───── Record excerpts ─────
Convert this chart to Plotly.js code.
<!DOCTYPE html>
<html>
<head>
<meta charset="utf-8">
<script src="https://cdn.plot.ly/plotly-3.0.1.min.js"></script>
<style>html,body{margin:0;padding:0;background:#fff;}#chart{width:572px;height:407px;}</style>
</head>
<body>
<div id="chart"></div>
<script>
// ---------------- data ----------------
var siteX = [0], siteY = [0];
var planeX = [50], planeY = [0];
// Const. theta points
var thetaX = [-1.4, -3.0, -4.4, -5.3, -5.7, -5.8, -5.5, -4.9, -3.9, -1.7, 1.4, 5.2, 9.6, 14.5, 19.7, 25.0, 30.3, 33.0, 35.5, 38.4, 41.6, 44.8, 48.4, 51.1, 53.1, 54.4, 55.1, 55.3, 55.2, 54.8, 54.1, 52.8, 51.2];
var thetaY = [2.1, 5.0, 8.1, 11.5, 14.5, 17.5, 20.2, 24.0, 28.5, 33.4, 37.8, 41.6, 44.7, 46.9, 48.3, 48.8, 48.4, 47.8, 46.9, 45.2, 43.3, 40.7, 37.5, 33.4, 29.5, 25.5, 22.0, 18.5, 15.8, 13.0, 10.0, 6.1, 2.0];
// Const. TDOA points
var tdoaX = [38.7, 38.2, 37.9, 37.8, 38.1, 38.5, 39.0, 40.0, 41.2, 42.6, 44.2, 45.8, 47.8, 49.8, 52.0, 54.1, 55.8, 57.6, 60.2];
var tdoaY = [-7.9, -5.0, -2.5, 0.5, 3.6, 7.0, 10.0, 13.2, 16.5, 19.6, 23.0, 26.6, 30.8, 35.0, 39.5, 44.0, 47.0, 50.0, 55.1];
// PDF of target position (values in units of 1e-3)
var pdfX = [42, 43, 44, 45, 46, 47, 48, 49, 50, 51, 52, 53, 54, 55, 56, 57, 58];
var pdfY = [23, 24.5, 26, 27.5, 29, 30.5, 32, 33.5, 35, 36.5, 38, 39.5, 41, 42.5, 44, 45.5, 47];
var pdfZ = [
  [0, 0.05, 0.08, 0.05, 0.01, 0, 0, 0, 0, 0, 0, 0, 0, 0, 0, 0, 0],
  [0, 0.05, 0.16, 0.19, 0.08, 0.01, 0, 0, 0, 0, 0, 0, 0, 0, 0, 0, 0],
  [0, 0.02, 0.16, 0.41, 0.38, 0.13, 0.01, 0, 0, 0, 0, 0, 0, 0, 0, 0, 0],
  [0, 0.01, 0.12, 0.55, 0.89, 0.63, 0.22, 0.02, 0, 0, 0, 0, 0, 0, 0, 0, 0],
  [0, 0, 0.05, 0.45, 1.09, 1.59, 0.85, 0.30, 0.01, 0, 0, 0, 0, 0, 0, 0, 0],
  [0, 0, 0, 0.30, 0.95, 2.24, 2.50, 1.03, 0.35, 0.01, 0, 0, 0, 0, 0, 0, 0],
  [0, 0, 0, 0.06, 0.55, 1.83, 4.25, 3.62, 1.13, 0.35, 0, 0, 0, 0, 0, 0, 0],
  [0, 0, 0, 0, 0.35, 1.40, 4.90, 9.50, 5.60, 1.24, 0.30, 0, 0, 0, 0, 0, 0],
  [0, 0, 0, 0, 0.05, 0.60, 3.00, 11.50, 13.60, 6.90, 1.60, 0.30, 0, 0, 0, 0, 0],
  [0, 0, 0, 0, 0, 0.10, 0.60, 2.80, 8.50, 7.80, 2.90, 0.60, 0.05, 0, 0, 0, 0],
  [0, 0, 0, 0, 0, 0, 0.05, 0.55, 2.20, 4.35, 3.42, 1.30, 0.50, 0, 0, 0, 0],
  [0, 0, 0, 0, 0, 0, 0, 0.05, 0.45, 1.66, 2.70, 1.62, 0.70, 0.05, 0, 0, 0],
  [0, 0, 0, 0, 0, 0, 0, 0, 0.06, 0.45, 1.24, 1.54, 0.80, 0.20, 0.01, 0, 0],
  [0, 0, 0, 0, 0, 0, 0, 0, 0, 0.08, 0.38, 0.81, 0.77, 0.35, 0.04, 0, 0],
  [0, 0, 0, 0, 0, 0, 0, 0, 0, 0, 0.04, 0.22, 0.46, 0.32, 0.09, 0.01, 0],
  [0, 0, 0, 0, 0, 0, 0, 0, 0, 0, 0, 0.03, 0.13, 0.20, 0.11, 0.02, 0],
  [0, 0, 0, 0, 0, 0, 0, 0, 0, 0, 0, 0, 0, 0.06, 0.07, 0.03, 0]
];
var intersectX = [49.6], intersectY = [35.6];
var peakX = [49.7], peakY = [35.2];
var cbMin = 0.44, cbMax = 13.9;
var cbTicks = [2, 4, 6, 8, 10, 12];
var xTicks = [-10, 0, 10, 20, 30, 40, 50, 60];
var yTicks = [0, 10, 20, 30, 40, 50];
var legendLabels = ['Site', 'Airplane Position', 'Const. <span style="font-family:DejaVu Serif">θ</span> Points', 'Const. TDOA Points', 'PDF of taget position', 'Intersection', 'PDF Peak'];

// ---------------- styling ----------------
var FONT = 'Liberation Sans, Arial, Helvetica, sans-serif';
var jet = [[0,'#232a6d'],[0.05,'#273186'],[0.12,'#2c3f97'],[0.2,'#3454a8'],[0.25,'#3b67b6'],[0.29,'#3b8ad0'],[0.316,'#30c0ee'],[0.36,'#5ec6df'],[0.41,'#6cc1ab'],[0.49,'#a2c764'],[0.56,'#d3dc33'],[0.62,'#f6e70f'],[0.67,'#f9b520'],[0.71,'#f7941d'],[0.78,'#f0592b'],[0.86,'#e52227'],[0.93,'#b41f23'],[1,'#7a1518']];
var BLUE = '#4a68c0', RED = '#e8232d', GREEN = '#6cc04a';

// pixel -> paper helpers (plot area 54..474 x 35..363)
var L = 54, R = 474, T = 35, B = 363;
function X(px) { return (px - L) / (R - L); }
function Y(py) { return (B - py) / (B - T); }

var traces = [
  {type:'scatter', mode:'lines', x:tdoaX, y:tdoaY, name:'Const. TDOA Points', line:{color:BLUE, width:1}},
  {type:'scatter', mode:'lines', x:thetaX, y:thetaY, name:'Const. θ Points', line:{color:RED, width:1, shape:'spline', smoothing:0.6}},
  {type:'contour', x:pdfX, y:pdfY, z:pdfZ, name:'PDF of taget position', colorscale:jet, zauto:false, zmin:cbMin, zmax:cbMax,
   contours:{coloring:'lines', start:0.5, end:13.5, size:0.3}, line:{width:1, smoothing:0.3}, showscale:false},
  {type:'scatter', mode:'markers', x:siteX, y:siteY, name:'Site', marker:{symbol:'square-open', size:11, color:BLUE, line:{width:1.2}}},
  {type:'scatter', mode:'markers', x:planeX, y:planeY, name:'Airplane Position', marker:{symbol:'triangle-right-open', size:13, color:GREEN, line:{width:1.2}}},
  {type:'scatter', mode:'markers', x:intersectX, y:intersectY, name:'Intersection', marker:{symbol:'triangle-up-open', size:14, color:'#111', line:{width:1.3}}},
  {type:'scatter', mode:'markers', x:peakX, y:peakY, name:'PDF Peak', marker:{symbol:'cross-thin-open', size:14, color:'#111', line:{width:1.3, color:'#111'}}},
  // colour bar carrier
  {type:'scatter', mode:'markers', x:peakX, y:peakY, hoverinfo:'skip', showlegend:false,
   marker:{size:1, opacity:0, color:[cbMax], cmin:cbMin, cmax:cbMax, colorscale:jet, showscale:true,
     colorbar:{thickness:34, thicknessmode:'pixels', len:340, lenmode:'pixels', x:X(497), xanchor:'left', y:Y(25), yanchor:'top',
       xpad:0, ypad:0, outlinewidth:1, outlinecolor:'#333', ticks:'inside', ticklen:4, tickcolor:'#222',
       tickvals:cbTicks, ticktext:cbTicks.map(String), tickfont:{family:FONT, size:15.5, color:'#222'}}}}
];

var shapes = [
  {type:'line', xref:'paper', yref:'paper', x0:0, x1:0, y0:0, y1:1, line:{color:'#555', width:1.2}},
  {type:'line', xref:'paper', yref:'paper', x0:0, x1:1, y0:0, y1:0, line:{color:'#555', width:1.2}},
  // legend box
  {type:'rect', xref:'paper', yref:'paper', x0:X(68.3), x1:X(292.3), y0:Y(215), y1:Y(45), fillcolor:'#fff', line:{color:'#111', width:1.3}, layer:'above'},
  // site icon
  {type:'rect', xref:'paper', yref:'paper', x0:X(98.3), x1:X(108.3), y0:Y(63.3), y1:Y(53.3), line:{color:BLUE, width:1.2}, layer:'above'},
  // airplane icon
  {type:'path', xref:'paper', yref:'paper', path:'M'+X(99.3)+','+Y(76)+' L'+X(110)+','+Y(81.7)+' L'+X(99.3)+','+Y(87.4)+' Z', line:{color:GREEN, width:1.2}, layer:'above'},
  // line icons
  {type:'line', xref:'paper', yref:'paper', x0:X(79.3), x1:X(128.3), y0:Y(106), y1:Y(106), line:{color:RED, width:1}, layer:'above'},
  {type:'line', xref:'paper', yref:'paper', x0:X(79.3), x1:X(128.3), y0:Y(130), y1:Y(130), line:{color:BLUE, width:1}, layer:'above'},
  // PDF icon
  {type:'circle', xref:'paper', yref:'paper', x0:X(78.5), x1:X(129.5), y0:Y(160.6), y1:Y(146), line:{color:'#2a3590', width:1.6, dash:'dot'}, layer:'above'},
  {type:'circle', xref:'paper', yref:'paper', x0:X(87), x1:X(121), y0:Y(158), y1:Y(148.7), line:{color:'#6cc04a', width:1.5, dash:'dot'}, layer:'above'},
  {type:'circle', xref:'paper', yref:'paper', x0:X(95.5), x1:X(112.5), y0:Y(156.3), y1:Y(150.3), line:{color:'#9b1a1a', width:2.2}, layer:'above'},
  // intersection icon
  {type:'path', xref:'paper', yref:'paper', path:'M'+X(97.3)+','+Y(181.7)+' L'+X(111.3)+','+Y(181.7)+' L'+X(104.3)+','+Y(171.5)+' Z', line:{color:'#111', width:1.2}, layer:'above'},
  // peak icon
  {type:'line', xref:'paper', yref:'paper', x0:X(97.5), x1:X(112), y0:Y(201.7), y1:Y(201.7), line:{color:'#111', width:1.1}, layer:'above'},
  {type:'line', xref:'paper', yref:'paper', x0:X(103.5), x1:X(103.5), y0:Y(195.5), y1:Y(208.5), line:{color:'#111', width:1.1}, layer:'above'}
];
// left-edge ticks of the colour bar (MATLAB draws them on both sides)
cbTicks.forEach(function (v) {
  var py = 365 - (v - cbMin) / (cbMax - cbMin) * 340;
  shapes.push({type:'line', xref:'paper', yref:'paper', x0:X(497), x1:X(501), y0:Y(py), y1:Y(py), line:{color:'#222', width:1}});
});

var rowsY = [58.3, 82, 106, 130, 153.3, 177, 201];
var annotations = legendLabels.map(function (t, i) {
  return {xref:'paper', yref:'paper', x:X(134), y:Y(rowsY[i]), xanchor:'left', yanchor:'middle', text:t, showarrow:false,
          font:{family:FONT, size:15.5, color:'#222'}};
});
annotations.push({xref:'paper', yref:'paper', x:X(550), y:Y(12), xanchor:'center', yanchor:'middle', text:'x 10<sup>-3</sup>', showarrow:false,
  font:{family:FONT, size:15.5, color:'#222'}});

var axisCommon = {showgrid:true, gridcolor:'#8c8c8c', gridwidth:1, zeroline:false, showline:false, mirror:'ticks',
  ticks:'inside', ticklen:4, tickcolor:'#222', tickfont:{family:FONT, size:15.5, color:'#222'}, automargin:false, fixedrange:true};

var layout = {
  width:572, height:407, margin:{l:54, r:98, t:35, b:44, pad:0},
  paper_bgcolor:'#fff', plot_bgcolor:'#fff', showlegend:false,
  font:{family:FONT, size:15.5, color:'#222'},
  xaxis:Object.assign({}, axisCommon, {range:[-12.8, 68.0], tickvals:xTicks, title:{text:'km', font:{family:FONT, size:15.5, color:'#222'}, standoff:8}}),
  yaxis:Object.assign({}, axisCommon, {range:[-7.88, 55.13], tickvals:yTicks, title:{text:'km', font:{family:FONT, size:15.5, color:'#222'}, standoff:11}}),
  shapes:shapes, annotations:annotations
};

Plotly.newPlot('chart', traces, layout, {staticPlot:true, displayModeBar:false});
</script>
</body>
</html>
─────
───── Record excerpts ─────
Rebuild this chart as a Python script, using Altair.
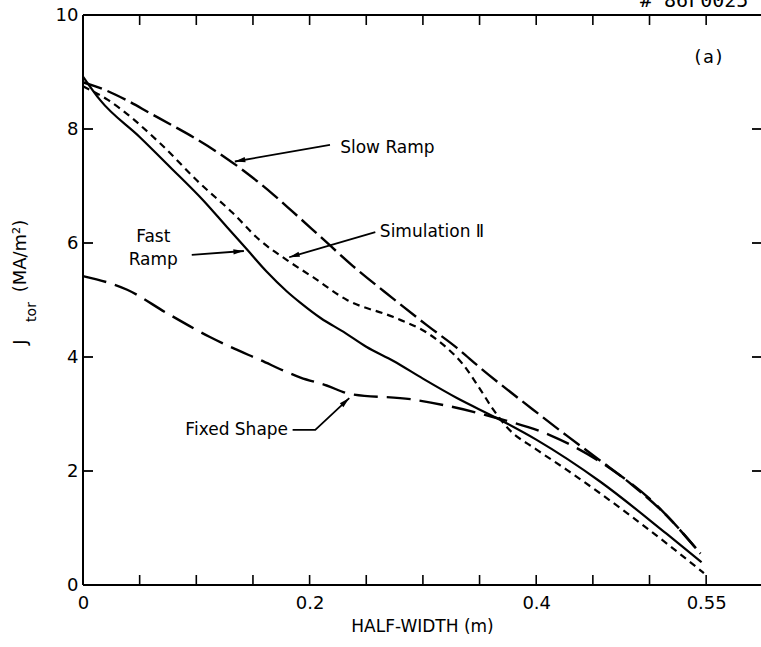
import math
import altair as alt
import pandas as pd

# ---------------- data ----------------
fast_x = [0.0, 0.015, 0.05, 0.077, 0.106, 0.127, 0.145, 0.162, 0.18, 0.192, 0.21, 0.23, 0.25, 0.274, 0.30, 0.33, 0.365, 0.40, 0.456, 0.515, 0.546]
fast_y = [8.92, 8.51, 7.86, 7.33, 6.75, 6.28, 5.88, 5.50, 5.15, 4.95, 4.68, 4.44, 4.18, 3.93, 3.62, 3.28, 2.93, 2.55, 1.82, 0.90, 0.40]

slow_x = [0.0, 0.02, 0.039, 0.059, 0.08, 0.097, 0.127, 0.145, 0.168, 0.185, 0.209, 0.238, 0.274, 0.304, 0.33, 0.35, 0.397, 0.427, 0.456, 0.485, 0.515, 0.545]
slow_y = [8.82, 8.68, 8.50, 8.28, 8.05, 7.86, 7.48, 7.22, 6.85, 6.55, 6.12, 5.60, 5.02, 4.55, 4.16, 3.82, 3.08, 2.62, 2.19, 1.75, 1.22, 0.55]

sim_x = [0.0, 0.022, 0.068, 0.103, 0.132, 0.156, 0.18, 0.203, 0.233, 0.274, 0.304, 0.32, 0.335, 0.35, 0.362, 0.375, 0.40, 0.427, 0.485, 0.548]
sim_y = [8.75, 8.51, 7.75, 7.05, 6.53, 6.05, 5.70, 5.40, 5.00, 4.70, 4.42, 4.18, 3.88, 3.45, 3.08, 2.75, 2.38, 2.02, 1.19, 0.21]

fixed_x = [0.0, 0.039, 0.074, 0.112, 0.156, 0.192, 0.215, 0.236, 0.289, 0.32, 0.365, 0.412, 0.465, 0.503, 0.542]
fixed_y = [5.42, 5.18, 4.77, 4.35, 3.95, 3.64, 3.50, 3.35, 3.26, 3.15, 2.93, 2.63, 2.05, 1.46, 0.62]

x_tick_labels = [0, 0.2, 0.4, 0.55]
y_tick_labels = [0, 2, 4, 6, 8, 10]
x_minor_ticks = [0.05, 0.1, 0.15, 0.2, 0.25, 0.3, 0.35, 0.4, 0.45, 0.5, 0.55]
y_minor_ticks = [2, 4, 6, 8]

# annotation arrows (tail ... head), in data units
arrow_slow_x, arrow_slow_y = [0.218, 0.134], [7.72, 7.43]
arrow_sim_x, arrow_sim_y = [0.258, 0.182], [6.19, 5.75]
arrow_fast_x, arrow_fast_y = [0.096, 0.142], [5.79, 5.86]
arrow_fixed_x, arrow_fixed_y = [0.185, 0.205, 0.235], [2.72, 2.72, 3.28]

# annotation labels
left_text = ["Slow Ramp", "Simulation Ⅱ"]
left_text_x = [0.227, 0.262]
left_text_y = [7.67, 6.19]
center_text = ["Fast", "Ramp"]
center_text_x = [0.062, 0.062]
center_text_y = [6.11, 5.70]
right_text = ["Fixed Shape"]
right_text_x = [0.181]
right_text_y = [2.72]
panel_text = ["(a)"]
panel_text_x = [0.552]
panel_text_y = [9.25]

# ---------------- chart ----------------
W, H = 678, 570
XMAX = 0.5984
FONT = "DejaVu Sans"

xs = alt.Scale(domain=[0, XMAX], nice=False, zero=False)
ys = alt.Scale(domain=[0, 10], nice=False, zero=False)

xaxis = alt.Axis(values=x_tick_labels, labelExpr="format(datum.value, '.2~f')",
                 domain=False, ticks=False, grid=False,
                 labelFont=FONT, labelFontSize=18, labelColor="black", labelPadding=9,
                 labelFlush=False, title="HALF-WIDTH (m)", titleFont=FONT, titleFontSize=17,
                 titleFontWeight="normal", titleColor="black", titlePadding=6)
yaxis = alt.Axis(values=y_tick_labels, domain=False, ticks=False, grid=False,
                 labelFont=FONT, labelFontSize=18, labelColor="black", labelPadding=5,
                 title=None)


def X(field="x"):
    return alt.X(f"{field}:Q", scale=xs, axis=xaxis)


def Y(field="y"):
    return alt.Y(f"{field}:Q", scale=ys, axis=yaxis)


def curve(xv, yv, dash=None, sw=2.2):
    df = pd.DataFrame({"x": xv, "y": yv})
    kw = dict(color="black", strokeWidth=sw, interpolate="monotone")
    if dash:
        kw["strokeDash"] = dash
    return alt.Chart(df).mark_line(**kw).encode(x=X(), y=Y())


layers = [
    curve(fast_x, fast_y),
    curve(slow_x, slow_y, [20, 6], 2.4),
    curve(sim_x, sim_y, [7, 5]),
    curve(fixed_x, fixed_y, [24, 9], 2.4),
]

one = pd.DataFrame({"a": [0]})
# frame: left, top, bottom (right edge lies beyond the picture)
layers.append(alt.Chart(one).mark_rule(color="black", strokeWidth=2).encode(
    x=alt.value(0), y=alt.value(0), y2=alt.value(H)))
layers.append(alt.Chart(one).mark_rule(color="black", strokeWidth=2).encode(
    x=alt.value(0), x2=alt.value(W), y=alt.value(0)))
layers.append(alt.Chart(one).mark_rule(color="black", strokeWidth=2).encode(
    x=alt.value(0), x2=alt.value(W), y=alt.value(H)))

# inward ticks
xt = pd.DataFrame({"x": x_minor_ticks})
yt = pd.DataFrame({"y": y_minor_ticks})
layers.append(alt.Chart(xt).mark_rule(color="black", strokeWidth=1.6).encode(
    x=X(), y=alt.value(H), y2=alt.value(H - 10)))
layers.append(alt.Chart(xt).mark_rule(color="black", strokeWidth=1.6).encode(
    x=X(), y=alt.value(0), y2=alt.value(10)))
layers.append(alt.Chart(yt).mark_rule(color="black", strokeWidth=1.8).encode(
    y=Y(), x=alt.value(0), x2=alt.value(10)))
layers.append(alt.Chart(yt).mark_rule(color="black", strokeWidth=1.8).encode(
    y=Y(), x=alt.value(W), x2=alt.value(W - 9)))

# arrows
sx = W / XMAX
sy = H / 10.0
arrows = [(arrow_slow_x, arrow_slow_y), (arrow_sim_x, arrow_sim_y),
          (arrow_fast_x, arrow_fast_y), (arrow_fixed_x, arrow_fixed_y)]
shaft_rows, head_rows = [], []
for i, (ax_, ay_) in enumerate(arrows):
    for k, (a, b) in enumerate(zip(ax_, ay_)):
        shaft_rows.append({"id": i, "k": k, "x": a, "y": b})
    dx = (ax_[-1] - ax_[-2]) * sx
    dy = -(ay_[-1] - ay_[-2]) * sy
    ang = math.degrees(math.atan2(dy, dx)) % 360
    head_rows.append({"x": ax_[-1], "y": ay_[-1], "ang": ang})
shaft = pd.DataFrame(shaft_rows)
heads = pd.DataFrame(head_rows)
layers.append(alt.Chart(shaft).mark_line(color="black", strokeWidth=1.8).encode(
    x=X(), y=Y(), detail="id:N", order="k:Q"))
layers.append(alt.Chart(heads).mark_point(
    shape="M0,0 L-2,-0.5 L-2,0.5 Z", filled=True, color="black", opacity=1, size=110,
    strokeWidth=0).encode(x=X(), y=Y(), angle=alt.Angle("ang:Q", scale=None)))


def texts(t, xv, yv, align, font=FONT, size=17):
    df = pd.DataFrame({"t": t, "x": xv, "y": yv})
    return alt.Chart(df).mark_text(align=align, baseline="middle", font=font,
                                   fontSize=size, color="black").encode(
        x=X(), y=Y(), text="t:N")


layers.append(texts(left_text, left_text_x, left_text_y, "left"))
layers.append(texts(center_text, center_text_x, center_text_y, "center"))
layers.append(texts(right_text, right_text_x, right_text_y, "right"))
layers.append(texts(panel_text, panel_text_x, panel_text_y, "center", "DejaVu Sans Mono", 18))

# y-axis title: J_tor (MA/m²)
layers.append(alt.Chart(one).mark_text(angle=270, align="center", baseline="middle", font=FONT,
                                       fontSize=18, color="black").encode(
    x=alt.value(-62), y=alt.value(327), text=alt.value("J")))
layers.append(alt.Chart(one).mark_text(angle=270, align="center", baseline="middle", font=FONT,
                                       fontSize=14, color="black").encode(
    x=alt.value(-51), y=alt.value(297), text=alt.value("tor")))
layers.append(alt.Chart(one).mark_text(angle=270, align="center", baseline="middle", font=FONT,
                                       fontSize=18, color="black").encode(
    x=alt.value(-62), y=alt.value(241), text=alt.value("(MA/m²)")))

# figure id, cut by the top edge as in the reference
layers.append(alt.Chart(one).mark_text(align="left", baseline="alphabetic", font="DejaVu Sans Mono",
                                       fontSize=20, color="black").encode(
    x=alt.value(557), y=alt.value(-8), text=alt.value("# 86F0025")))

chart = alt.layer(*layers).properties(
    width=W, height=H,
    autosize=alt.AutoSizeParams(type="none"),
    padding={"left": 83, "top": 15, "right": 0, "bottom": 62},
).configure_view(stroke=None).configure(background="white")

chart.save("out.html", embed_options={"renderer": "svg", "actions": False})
─────
───── Record excerpts ─────
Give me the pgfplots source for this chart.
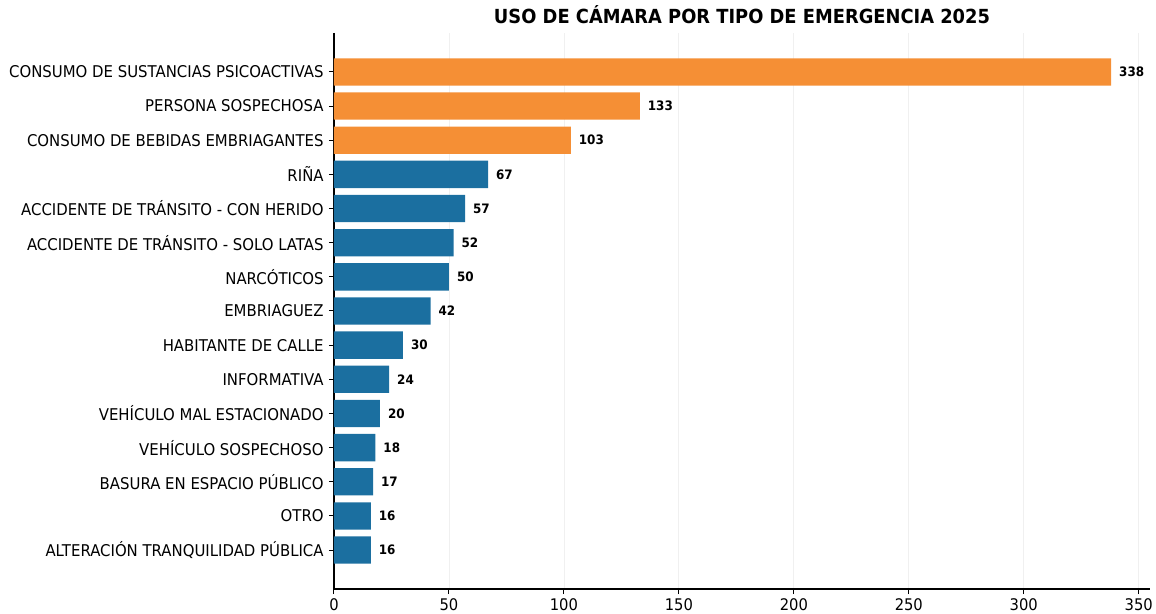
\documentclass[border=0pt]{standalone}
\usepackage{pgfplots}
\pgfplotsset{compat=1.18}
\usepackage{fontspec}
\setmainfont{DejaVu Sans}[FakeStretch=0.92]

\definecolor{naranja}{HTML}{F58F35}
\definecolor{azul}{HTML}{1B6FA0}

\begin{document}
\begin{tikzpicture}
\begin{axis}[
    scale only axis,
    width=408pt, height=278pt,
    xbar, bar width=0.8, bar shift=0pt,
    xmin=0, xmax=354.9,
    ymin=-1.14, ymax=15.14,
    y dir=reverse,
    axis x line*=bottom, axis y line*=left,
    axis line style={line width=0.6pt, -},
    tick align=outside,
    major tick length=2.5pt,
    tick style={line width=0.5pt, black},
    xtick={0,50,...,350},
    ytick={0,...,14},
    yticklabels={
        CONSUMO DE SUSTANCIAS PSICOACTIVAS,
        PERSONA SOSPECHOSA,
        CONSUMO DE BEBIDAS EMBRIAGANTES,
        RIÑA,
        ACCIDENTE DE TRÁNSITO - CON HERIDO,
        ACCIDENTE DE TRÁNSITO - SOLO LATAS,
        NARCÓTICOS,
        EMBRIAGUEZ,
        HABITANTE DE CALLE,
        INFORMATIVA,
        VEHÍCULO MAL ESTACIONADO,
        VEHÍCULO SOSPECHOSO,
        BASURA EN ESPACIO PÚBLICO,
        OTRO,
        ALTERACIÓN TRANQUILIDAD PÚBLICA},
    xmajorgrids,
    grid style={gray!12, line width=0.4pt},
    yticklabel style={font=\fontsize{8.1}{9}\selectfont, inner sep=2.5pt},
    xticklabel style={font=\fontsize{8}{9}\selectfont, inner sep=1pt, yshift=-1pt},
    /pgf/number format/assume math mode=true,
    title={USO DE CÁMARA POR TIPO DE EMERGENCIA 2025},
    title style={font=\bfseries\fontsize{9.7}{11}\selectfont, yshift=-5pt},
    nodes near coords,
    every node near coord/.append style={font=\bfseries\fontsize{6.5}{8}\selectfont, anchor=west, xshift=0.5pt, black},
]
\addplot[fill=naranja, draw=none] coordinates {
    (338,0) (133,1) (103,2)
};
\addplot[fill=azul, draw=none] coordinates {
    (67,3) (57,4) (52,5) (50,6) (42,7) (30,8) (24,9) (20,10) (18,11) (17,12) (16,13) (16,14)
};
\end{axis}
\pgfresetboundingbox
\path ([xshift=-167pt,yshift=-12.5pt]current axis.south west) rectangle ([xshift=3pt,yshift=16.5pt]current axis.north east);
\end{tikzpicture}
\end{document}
─────
From the line with "Rebuild this chart" to the line with "[2.72, 2.72, 3.28]", set down those lines word for word and only those, counting both ends. Pictures stay out of the copy.

Rebuild this chart as a Python script, using Altair.
import math
import altair as alt
import pandas as pd

# ---------------- data ----------------
fast_x = [0.0, 0.015, 0.05, 0.077, 0.106, 0.127, 0.145, 0.162, 0.18, 0.192, 0.21, 0.23, 0.25, 0.274, 0.30, 0.33, 0.365, 0.40, 0.456, 0.515, 0.546]
fast_y = [8.92, 8.51, 7.86, 7.33, 6.75, 6.28, 5.88, 5.50, 5.15, 4.95, 4.68, 4.44, 4.18, 3.93, 3.62, 3.28, 2.93, 2.55, 1.82, 0.90, 0.40]

slow_x = [0.0, 0.02, 0.039, 0.059, 0.08, 0.097, 0.127, 0.145, 0.168, 0.185, 0.209, 0.238, 0.274, 0.304, 0.33, 0.35, 0.397, 0.427, 0.456, 0.485, 0.515, 0.545]
slow_y = [8.82, 8.68, 8.50, 8.28, 8.05, 7.86, 7.48, 7.22, 6.85, 6.55, 6.12, 5.60, 5.02, 4.55, 4.16, 3.82, 3.08, 2.62, 2.19, 1.75, 1.22, 0.55]

sim_x = [0.0, 0.022, 0.068, 0.103, 0.132, 0.156, 0.18, 0.203, 0.233, 0.274, 0.304, 0.32, 0.335, 0.35, 0.362, 0.375, 0.40, 0.427, 0.485, 0.548]
sim_y = [8.75, 8.51, 7.75, 7.05, 6.53, 6.05, 5.70, 5.40, 5.00, 4.70, 4.42, 4.18, 3.88, 3.45, 3.08, 2.75, 2.38, 2.02, 1.19, 0.21]

fixed_x = [0.0, 0.039, 0.074, 0.112, 0.156, 0.192, 0.215, 0.236, 0.289, 0.32, 0.365, 0.412, 0.465, 0.503, 0.542]
fixed_y = [5.42, 5.18, 4.77, 4.35, 3.95, 3.64, 3.50, 3.35, 3.26, 3.15, 2.93, 2.63, 2.05, 1.46, 0.62]

x_tick_labels = [0, 0.2, 0.4, 0.55]
y_tick_labels = [0, 2, 4, 6, 8, 10]
x_minor_ticks = [0.05, 0.1, 0.15, 0.2, 0.25, 0.3, 0.35, 0.4, 0.45, 0.5, 0.55]
y_minor_ticks = [2, 4, 6, 8]

# annotation arrows (tail ... head), in data units
arrow_slow_x, arrow_slow_y = [0.218, 0.134], [7.72, 7.43]
arrow_sim_x, arrow_sim_y = [0.258, 0.182], [6.19, 5.75]
arrow_fast_x, arrow_fast_y = [0.096, 0.142], [5.79, 5.86]
arrow_fixed_x, arrow_fixed_y = [0.185, 0.205, 0.235], [2.72, 2.72, 3.28]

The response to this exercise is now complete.